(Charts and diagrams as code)
────────────────────────────────────────
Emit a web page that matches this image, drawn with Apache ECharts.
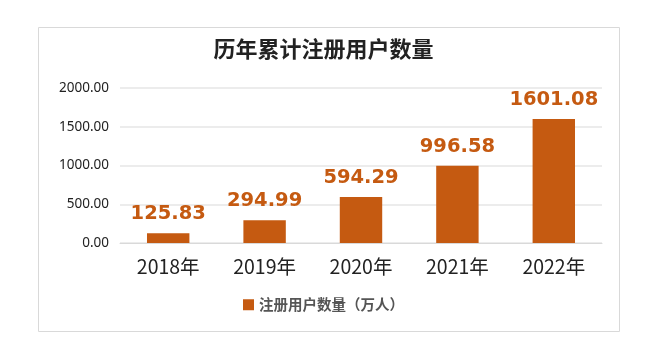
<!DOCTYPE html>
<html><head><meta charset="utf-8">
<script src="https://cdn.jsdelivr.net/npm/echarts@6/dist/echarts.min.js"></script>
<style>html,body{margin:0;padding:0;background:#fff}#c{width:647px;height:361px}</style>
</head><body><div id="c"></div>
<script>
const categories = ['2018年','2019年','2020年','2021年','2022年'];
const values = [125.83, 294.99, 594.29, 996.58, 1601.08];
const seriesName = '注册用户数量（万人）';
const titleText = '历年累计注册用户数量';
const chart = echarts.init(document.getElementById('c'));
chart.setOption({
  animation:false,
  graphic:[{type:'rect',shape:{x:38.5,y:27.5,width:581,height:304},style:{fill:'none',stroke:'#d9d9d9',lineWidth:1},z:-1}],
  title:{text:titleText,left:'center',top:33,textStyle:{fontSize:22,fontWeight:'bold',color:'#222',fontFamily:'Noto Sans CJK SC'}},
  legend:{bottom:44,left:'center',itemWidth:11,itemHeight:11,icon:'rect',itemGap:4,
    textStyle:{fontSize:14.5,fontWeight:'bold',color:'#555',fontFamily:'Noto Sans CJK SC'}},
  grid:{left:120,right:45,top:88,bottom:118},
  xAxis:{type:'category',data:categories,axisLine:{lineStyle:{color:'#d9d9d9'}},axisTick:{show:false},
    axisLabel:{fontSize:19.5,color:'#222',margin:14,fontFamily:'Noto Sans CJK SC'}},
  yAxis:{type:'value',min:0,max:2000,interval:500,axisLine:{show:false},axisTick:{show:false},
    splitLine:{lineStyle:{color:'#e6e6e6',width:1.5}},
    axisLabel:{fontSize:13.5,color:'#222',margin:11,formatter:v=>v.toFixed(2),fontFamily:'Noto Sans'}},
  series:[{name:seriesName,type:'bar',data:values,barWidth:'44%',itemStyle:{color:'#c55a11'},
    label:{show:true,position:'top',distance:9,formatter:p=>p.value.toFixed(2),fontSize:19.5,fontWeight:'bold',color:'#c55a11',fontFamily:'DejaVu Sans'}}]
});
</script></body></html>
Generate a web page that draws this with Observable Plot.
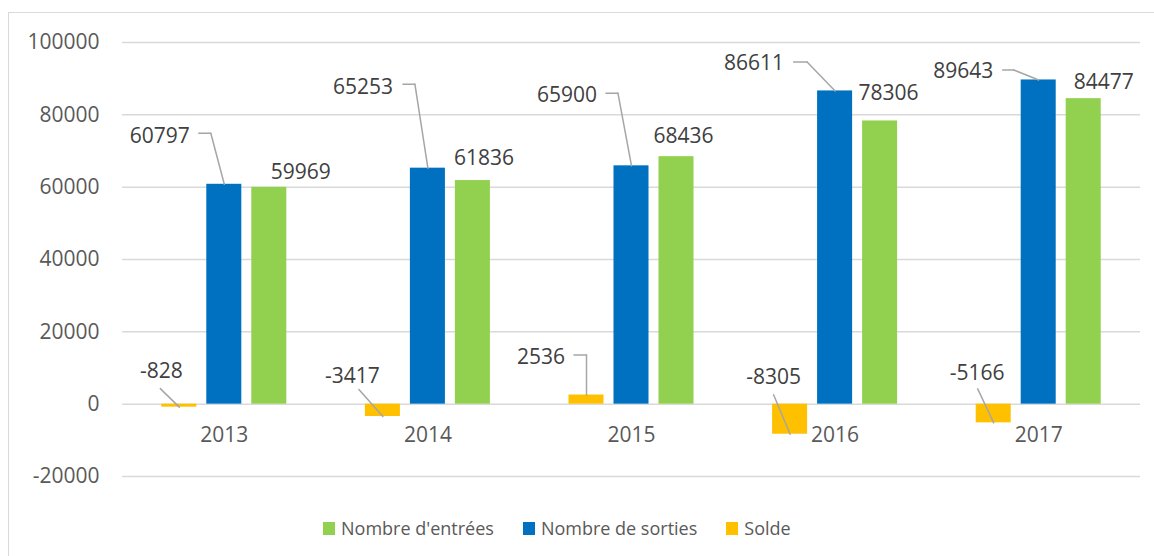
────────────────────────────────────────
- _TASK STATEMENT_
Without the pictures, return the listing above from its first line through the line that has "</script></body></html>".

- _REPLY TO THE TASK_
Emit a web page that matches this image, drawn with Apache ECharts.
<!DOCTYPE html>
<html><head><meta charset="utf-8">
<script src="https://cdn.jsdelivr.net/npm/echarts@6/dist/echarts.min.js"></script>
<style>html,body{margin:0;padding:0;background:#fff}#c{width:647px;height:361px}</style>
</head><body><div id="c"></div>
<script>
const categories = ['2018年','2019年','2020年','2021年','2022年'];
const values = [125.83, 294.99, 594.29, 996.58, 1601.08];
const seriesName = '注册用户数量（万人）';
const titleText = '历年累计注册用户数量';
const chart = echarts.init(document.getElementById('c'));
chart.setOption({
  animation:false,
  graphic:[{type:'rect',shape:{x:38.5,y:27.5,width:581,height:304},style:{fill:'none',stroke:'#d9d9d9',lineWidth:1},z:-1}],
  title:{text:titleText,left:'center',top:33,textStyle:{fontSize:22,fontWeight:'bold',color:'#222',fontFamily:'Noto Sans CJK SC'}},
  legend:{bottom:44,left:'center',itemWidth:11,itemHeight:11,icon:'rect',itemGap:4,
    textStyle:{fontSize:14.5,fontWeight:'bold',color:'#555',fontFamily:'Noto Sans CJK SC'}},
  grid:{left:120,right:45,top:88,bottom:118},
  xAxis:{type:'category',data:categories,axisLine:{lineStyle:{color:'#d9d9d9'}},axisTick:{show:false},
    axisLabel:{fontSize:19.5,color:'#222',margin:14,fontFamily:'Noto Sans CJK SC'}},
  yAxis:{type:'value',min:0,max:2000,interval:500,axisLine:{show:false},axisTick:{show:false},
    splitLine:{lineStyle:{color:'#e6e6e6',width:1.5}},
    axisLabel:{fontSize:13.5,color:'#222',margin:11,formatter:v=>v.toFixed(2),fontFamily:'Noto Sans'}},
  series:[{name:seriesName,type:'bar',data:values,barWidth:'44%',itemStyle:{color:'#c55a11'},
    label:{show:true,position:'top',distance:9,formatter:p=>p.value.toFixed(2),fontSize:19.5,fontWeight:'bold',color:'#c55a11',fontFamily:'DejaVu Sans'}}]
});
</script></body></html>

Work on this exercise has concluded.